By Andrew Willis
Canadian energy executives are going to differing political views on the latest oil sands acquisition by a state-owned Asian entity; the trend makes a whole lot of folks uneasy.
But everyone in the oil patch will welcome the economics behind Sinopec’s (SHI) $4.65-billion (U.S.) purchase of a 9 per cent stake in Syncrude. The valuation on this deal shows China’s largest refiner has a bullish long-term view on energy prices, and the potential of the oil sands.
“In our minds, the Sinopec deal reflects the appetite and lower cost of capital of eager Chinese buyers,” said a report from energy analyst Greg Pardy at RBC Dominion Securities.
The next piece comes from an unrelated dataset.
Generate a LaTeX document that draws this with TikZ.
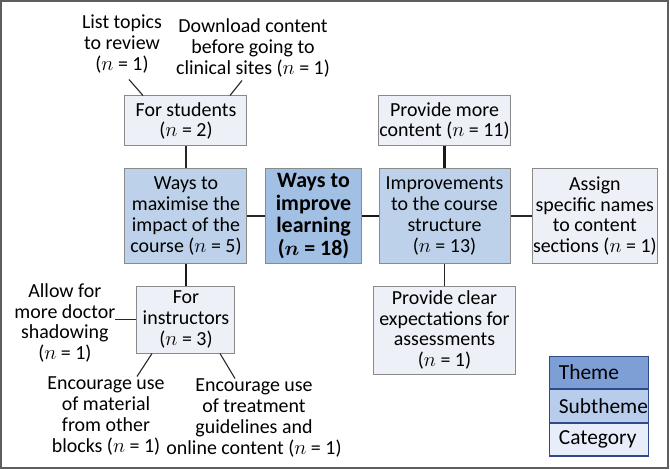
\documentclass[tikz,border=0pt]{standalone}
\usepackage{amsmath}
\usepackage{fontspec}
\setmainfont{Carlito}
\usetikzlibrary{positioning}
\definecolor{frame}{HTML}{5E5E5E}
\definecolor{boxline}{HTML}{8A8A8A}
\definecolor{themefill}{HTML}{A2C0E3}
\definecolor{subfill}{HTML}{BDD2EA}
\definecolor{catfill}{HTML}{EDF0F6}
\definecolor{keyline}{HTML}{2E4A8A}
\definecolor{keytheme}{HTML}{7E9FD6}
\definecolor{keysub}{HTML}{B8CDEC}
\definecolor{keycat}{HTML}{E8EEF9}

\begin{document}
\begin{tikzpicture}[
  node distance=20bp,
  every node/.style={font=\fontsize{20}{21}\selectfont},
  box/.style={draw=boxline, line width=1bp, inner sep=1bp, align=center},
  theme/.style={box, fill=themefill, minimum width=95bp, minimum height=94bp,
    font=\fontsize{22}{22.5}\selectfont\bfseries},
  subt/.style={box, fill=subfill, minimum height=94bp},
  cat/.style={box, fill=catfill},
  free/.style={align=center, inner sep=0pt},
  key/.style={draw=keyline, line width=1.2bp, minimum width=99bp, minimum height=32.5bp,
    text width=81bp, align=left, inner xsep=9bp, font=\fontsize{21.5}{22}\selectfont},
  ln/.style={draw=black!85, line width=1.1bp},
  thk/.style={draw=black!90, line width=2.8bp},
]
% theme and subthemes
\node[theme] (th) {Ways to\\ improve\\ learning\\ ($\boldsymbol{n}$ = 18)};
\node[subt, minimum width=122bp, left=18bp of th] (mx) {Ways to\\ maximise the\\ impact of the\\ course ($n$ = 5)};
\node[subt, minimum width=131bp, right=17bp of th] (imp) {Improvements\\ to the course\\ structure\\ ($n$ = 13)};

% categories
\node[cat, minimum width=122bp, minimum height=50bp, above=22bp of mx] (stu) {For students\\ ($n$ = 2)};
\node[cat, minimum width=98bp, minimum height=67bp, below=22bp of mx] (ins) {For\\ instructors\\ ($n$ = 3)};
\node[cat, minimum width=131bp, minimum height=50bp, above=22bp of imp] (pmc) {Provide more\\ content ($n$ = 11)};
\node[cat, minimum width=122bp, minimum height=94bp, right=21bp of imp] (asg) {Assign\\ specific names\\ to content\\ sections ($n$ = 1)};
\node[cat, minimum width=142bp, minimum height=88bp, below=22bp of imp] (pce) {Provide clear\\ expectations for\\ assessments\\ ($n$ = 1)};

% loose items
\node[free, above=22bp of stu, xshift=-64bp] (lt) {List topics\\ to review\\ ($n$ = 1)};
\node[free, above=18bp of stu, xshift=67bp] (dl) {Download content\\ before going to\\ clinical sites ($n$ = 1)};
\node[free, left=21bp of ins, yshift=-3.5bp] (alw) {Allow for\\ more doctor\\ shadowing\\ ($n$ = 1)};
\node[free, below=23bp of ins, xshift=-80bp] (enc1) {Encourage use\\ of material\\ from other\\ blocks ($n$ = 1)};
\node[free, below=25bp of ins, xshift=68bp] (enc2) {Encourage use\\ of treatment\\ guidelines and\\ online content ($n$ = 1)};

% key
\node[key, fill=keytheme, below=92bp of asg, xshift=4.5bp] (k1) {Theme};
\node[key, fill=keysub, below=0pt of k1] (k2) {Subtheme};
\node[key, fill=keycat, below=0pt of k2] (k3) {Category};

% connectors
\draw[ln] (mx) -- (th);
\draw[thk] (th) -- (imp);
\draw[ln] (stu) -- (mx);
\draw[thk] (mx) -- (ins);
\draw[thk] (pmc) -- (imp);
\draw[ln] (imp) -- (asg);
\draw[ln] (imp) -- (pce);
\draw[ln] ([xshift=7bp,yshift=-6bp]lt.south) -- ([xshift=-43bp]stu.north);
\draw[ln] ([xshift=-11bp,yshift=-3bp]dl.south) -- ([xshift=44bp]stu.north);
\draw[ln] (alw.east |- ins.west) -- (ins.west);
\draw[ln] ([xshift=-34bp]ins.south) -- ([xshift=31bp]enc1.north);
\draw[ln] ([xshift=34bp]ins.south) -- ([xshift=-19bp]enc2.north);

% frame
\draw[frame, line width=1.5bp] ([shift={(-312.5bp,215bp)}]th.center) rectangle ([shift={(354.5bp,-252bp)}]th.center);
\useasboundingbox ([shift={(-313.5bp,216bp)}]th.center) rectangle ([shift={(356.5bp,-254bp)}]th.center);
\end{tikzpicture}
\end{document}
After running the numbers, with an 8.5 per cent tax discount rate, Mr. Pardy concluded the $4.65 billion price tag on this deal imples a long-term oil price of $95 a barrel.
At Peters & Co., analyst Jeff Martin used a 10 per cent tax discount rate for his projections, and concluded the Sinopec purchase is based on a $106-a-barrel expectation on oil.
Both analysts said the Sinopec deal highlights the value of Canadian Oil Sands Trust (OTCQX:COSWF), which owns 36 per cent of Syncrude. RBC Dominion has a $34.50 one-year target price on units, while Peters & Co. raised its target price on Monday to $37.50 from $35.